NOTE: Java 1.7 is version 51.0, Java 1.6 is version 50.
This is helpful in decoding the above "Unsupported major.minor" error message.
error:
FAILED: Error in metadata: MetaException(message:Got exception: java.net.ConnectException Call to clements3/192.168.1.27:9000 failed on connection exception: java.net.ConnectException: Connection refused)
FAILED: Execution Error, return code 1 from org.apache.hadoop.hive.ql.exec.DDLTask
cause:
Hadoop wasn't running.
solution:
start hadoop before starting Hive
error:
FAILED: Error in metadata: MetaException(message:Got exception: javax.jdo.JDODataStoreException Error executing JDOQL query "SELECT "THIS"."NAME" AS NUCORDER0 FROM "DBS" "THIS" WHERE (LOWER("THIS"."NAME") LIKE ? ESCAPE '\\' ) ORDER BY NUCORDER0 " : ERROR: invalid escape string
Hint: Escape string must be empty or one character..)

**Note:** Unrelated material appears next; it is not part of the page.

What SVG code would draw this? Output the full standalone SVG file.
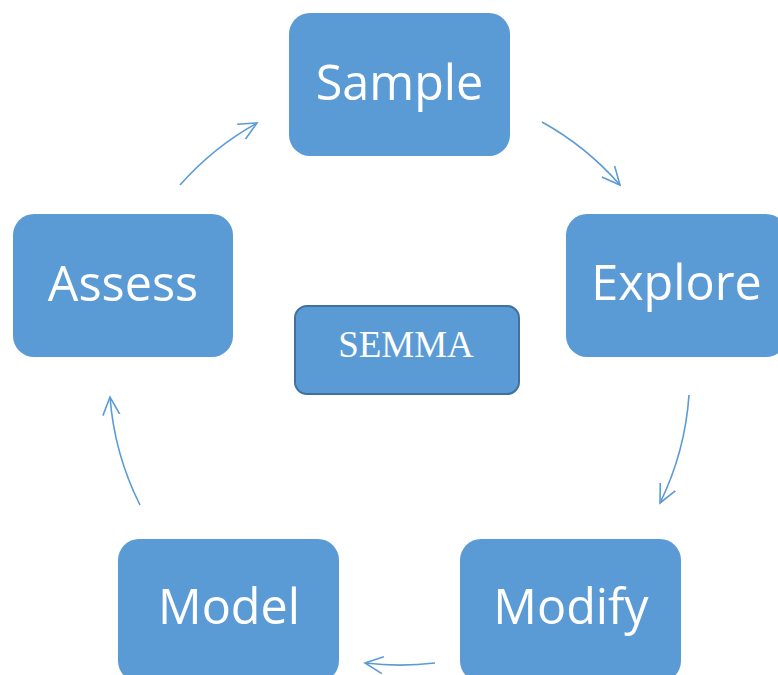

FAILED: Execution Error, return code 1 from org.apache.hadoop.hive.ql.exec.DDLTask
cause:
PostgreSQL version 9.1 uses "standard conforming strings" by default.
For Hive to work you need to turn this off.
solution:
edit postgresql.conf and add the following line:
standard_conforming_strings = off
After all that, Hive is working!
ADDING HBASE
Hive + HDFS is the first step.
Hive + HBase is the next step.
The great thing about HBase is it works in two modes:
I already had HBase running on my mini-cluster. Getting Hive to work on HBase required a few more steps.
First, I created an HBase table "census": primary row key is "WA", "CA", etc. Column family yearPop stores KV pairs, where Key is year and Value is population for that year. I loaded some data into the table, about 9 states with 3 entries each for 2000, 2011 and 2012.
Next I created a Hive table for this HBase table, like this:
create external table census(key string, pop2000 int, pop2011 int, pop2012 int)
stored by 'org.apache.hadoop.hive.hbase.HBaseStorageHandler'
with serdeproperties("hbase.columns.mapping" = ":key,yearPop:2000,yearPop:2011,yearPop:2012")
tblproperties("hbase.table.name" = "census");
This ran with no errors. So I tested it with a simple query:
select * from census;
This returned all 9 rows of the table. So I tried another query:
select count(*) from census;
The job fired off but all the Mappers failed. The job error log showed a "cannot instantiate class" exception. Long story short, I tracked down each class to the JAR that contains it. Each was defined in a JAR file in the $HIVE_HOME/lib directory. I ended up adding 3 JARs to the $HADOOP_HOME/lib directory, each from the $HIVE_HOME/lib directory. From the $HADOOP_HOME/lib directory I did this:
ln -s ../../hive/lib/hbase-0.90.6-cdh3u5.jar hbase.jar
ln -s ../../hive/lib/hive-hbase-handler-0.7.1-cdh3u5.jar hive-hbase-handler.jar
ln -s ../../hive/lib/zookeeper-3.3.1-jar zookeeper.jar
After this, the above job succeeded. Next I tried a slightly more complex Hive query:
select key, (pop2011 / pop2000) as grow1, (pop2012 / pop2011) as grow2
from census
order by grow2;
This query succeded too.
NOTE: during the Mapper task the 2 slow nodes in my Hadoop cluster failed to connect to HBase.
They got some kind of timeout.
The log files suggest they simply aren't responding fast enough
because they're old, slow machines that belong in a museum.
The neat thing is, Hadoop automatically rescheduled the task on one of the faster machines and it succeeded.
This is an example of the fault tolerance benefits of Hadoop's distributed processing
and was fun to see in action.
CONCLUSION
I now have CDH3U5 running, with Hadoop, HBase and Hive all interconnected. Next step: Mahout!